- Born: Mary Teresa O'Connor 14 October 1897 Johnstown, Waterford, Ireland
- Died: 15 September 1983 (aged 85) Our Lady's Hospice, Harold's Cross, Dublin

= Terry O'Connor (musician) =

Irish musician

Terry O'Connor (14 October 1897 – 15 September 1983) was an Irish musician and music teacher, deputy conductor of the orchestra at 2RN, co-founder of the Dublin String Orchestra and professor of orchestra at the Royal Irish Academy of Music.

==Early life and family==
Terry O'Connor was born Mary Teresa O'Connor in Johnstown, Waterford. She was the second eldest daughter of at least four of grocer and vintner James O'Connor and Brigid (née Keirsey). She attended the Ursuline Convent, Waterford, and Loreto College, St Stephen's Green, Dublin. She went on to study violin at the Royal Irish Academy of Music (RIAM). She started as a full-time cinema musician, performing in a string quartet with Arthur Darley, George H. Brett and Joseph Schofield at the 1922 Irish Race Convention in Paris in works by Swan Hennessy and Henri Bast and also appeared in concerts at the Salle Gaveau. After the launch of the Irish national broadcasting service, 2RN, in January 1926, O'Connor was recruited as violinist and leader to the station's emerging "orchestra" which developed out of Clery's Instrumental Trio. Her sister played viola in this ensemble. On 4 December 1928 O'Connor married David Glasgow (died 1960), an engineer. They had one daughter and one son. She kept her maiden name as her stage name and survived a number of attempts to force her resignation due to her marriage as most civil service appointments were subject to a marriage bar.

==Career==
O'Connor remained as the orchestra leader after the reconstitution of 2RN into Radio Éireann in 1937 as well as through its expansion and development with the orchestra growing to 40 musicians by 1942. On 26 November 1927, O'Connor led the orchestra at its first public symphony concert at the Metropolitan Hall, Lower Abbey Street, conducted by Vincent O'Brien. She withstood the orchestra suffering from lack of musicians, being supplemented by army and cinema musicians, and propensity of fellow musicians to leave the studio to go to a public house and not reliably return.{cn} She worked closely with Michael Bowles on a successful series of fortnightly public symphony concerts beginning in 1941, at first in the round room of the Mansion House, and from 1943 in the Capitol Theatre, Prince's Street, in which O'Connor regularly featured as soloist. In 1938, she co-founded the Dublin String Orchestra, which she frequently conducted, and performed works by a wide range of contemporary composers including Brian Boydell, Arthur Duff, John Francis Larchet and Frederick May. She also conducted the orchestra on recordings with Margaret Burke Sheridan in the 1940s.
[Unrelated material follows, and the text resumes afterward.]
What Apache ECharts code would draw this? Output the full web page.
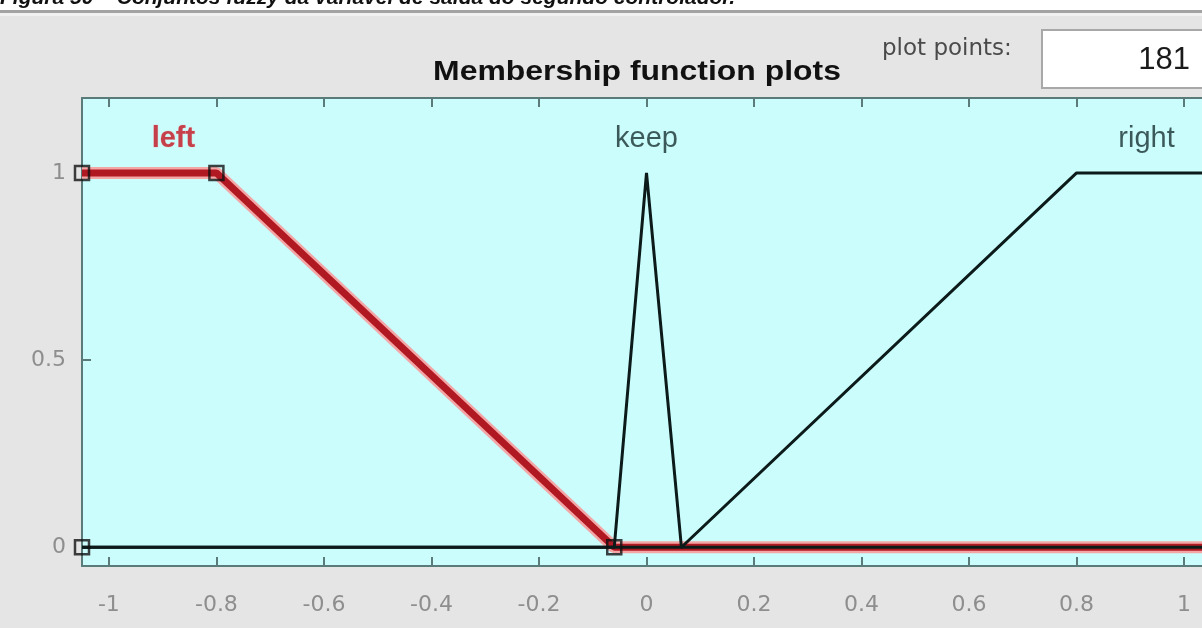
<!DOCTYPE html>
<html>
<head>
<meta charset="utf-8">
<title>Membership function plots</title>
<script src="https://cdn.jsdelivr.net/npm/echarts@6/dist/echarts.min.js"></script>
<style>
  html, body { margin: 0; padding: 0; background: #e5e5e5; overflow: hidden; }
  /* the plot's right edge runs slightly past the window, so the canvas is a little wider */
  #chart { width: 1214px; height: 628px; }
</style>
</head>
<body>
<div id="chart"></div>
<script>
// Output variable range and membership function definitions
const xRange = [-1.05, 1.05];
const yRange = [-0.05, 1.2];
const mfNames = ['left', 'keep', 'right'];
const leftParams = [-1.05, -1.05, -0.8, -0.06];   // trapmf
const keepParams = [-0.06, 0, 0.065];              // trimf
const rightParams = [0.065, 0.8, 1.05, 1.05];      // trapmf
const mfLabelX = [-0.88, 0, 0.93];
const mfLabelY = 1.09;
const xTicks = [-1, -0.8, -0.6, -0.4, -0.2, 0, 0.2, 0.4, 0.6, 0.8, 1];
const yTicks = [0, 0.5, 1];
const plotPoints = '181';

// Trapezoid evaluation (handles vertical shoulders a==b or c==d)
function trap(x, p) {
  const [a, b, c, d] = p;
  const up = b === a ? (x >= a ? 1 : 0) : (x - a) / (b - a);
  const down = d === c ? (x <= d ? 1 : 0) : (d - x) / (d - c);
  return Math.max(Math.min(up, 1, down), 0);
}
function tri(x, p) { return trap(x, [p[0], p[1], p[1], p[2]]); }

// Sample each curve at its breakpoints plus the range ends
function curve(fn, params) {
  const xs = Array.from(new Set([xRange[0], ...params, xRange[1]]))
    .filter(v => v >= xRange[0] && v <= xRange[1])
    .sort((m, n) => m - n);
  return xs.map(x => [x, fn(x, params)]);
}
const leftCurve = curve(trap, leftParams);
const keepCurve = curve(tri, keepParams);
const rightCurve = curve(trap, rightParams);
// Handle squares on the selected (left) function
const leftHandles = [
  [leftParams[0], 0], [leftParams[1], 1], [leftParams[2], 1], [leftParams[3], 0]
];

const axisColor = '#5b7a7a';
const tickLabel = { color: '#8e8e8e', fontSize: 22, fontFamily: 'DejaVu Sans' };

const chart = echarts.init(document.getElementById('chart'));
chart.setOption({
  backgroundColor: '#e5e5e5',
  animation: false,
  graphic: [
    { type: 'rect', shape: { x: 0, y: 0, width: 1214, height: 10 }, style: { fill: '#ffffff' } },
    { type: 'rect', shape: { x: 0, y: 10, width: 1214, height: 3 }, style: { fill: '#a3a3a3' } },
    { type: 'rect', shape: { x: 0, y: 13, width: 1214, height: 3 }, style: { fill: '#f1f1f1' } },
    {
      type: 'text', x: 0, y: 9,
      style: {
        text: 'Figura 50 – Conjuntos fuzzy da variável de saída do segundo controlador.',
        font: 'bold italic 21px "Liberation Sans"', fill: '#111', verticalAlign: 'bottom'
      }
    },
    {
      type: 'text', x: 637, y: 72, scaleX: 1.14,
      style: {
        text: 'Membership function plots', font: 'bold 28px "Liberation Sans"',
        fill: '#111', align: 'center', verticalAlign: 'middle'
      }
    },
    {
      type: 'text', x: 882, y: 49,
      style: {
        text: 'plot points:', font: '23px "DejaVu Sans"', fill: '#4a4a4a', verticalAlign: 'middle'
      }
    },
    {
      type: 'rect', shape: { x: 1042, y: 30, width: 180, height: 58 },
      style: { fill: '#ffffff', stroke: '#a8a8a8', lineWidth: 2 }
    },
    {
      type: 'text', x: 1190, y: 60,
      style: {
        text: plotPoints, font: '31px "Liberation Sans"', fill: '#1a1a1a',
        align: 'right', verticalAlign: 'middle'
      }
    }
  ],
  grid: {
    left: 82, top: 98, width: 1129, height: 468,
    show: true, backgroundColor: '#cbfdfd', borderWidth: 0
  },
  xAxis: [
    {
      type: 'value', min: xRange[0], max: xRange[1], position: 'bottom',
      axisLine: { show: true, onZero: false, lineStyle: { color: axisColor, width: 2 } },
      axisTick: { show: true, inside: true, length: 9, customValues: xTicks, lineStyle: { color: axisColor, width: 2 } },
      axisLabel: Object.assign({ customValues: xTicks, margin: 28 }, tickLabel),
      splitLine: { show: false }
    },
    {
      type: 'value', min: xRange[0], max: xRange[1], position: 'top',
      axisLine: { show: true, onZero: false, lineStyle: { color: axisColor, width: 2 } },
      axisTick: { show: true, inside: true, length: 9, customValues: xTicks, lineStyle: { color: axisColor, width: 2 } },
      axisLabel: { show: false },
      splitLine: { show: false }
    }
  ],
  yAxis: {
    type: 'value', min: yRange[0], max: yRange[1],
    axisLine: { show: true, onZero: false, lineStyle: { color: axisColor, width: 2 } },
    axisTick: { show: true, inside: true, length: 9, customValues: yTicks, lineStyle: { color: axisColor, width: 2 } },
    axisLabel: Object.assign({ customValues: yTicks, margin: 16 }, tickLabel),
    splitLine: { show: false }
  },
  series: [
    {
      name: 'left halo', type: 'line', data: leftCurve, symbol: 'none', z: 2,
      lineStyle: { color: '#f4a6a6', width: 12 }
    },
    {
      name: 'left', type: 'line', data: leftCurve, symbol: 'none', z: 3,
      lineStyle: { color: '#b01822', width: 7 }
    },
    {
      name: 'keep', type: 'line', data: keepCurve, symbol: 'none', z: 4,
      lineStyle: { color: '#0c1a1a', width: 3 }
    },
    {
      name: 'right', type: 'line', data: rightCurve, symbol: 'none', z: 4,
      lineStyle: { color: '#0c1a1a', width: 3 }
    },
    {
      name: 'handles', type: 'scatter', data: leftHandles, symbol: 'rect', symbolSize: 14, z: 6,
      itemStyle: { color: 'rgba(0,0,0,0)', borderColor: '#111', borderWidth: 2.5 }
    },
    {
      name: 'names', type: 'scatter', symbolSize: 0, z: 7, silent: true,
      data: mfNames.map((n, i) => ({
        name: n, value: [mfLabelX[i], mfLabelY],
        label: i === 0
          ? { color: '#c2121f', fontWeight: 'bold', textBorderColor: 'rgba(250,180,180,0.5)', textBorderWidth: 1 }
          : { color: '#18302f' }
      })),
      label: {
        show: true, position: 'inside', formatter: p => p.name,
        fontSize: 29, fontFamily: 'Liberation Sans'
      }
    }
  ]
});
</script>
</body>
</html>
O'Connor resigned from Radio Éireann in 1945 and began teaching and conducting free-lance. She was a licentiate of the Royal Academy of Music and Trinity College of Music, London. From 1948 she was professor of orchestra at the RIAM and at the College of Music, Dublin, from 1954 to 1964. She was a member of the board of examiners, Department of Education, and served on the council of the Royal Dublin Society. She conducted the Culwick Choral Society. O'Connor was the musical director and regularly conducted the Glasnevin, and the Rathmines and Rathgar musical societies, along with other local groups. She toured the United States twice in 1955 and 1963. She contributed the essay "The String Player in Ireland" for the symposium Music in Ireland (1952), edited by Aloys Fleischmann. She won gold medals for violin, piano, and singing at the Feis Ceoil, and served as an examiner at feiseanna across Ireland, sitting on the Feis Ceoil executive and music committee, with a trophy named in her honour awarded annually.

O'Connor died at Our Lady's Hospice, Harold's Cross, Dublin, and is buried in Deans Grange Cemetery.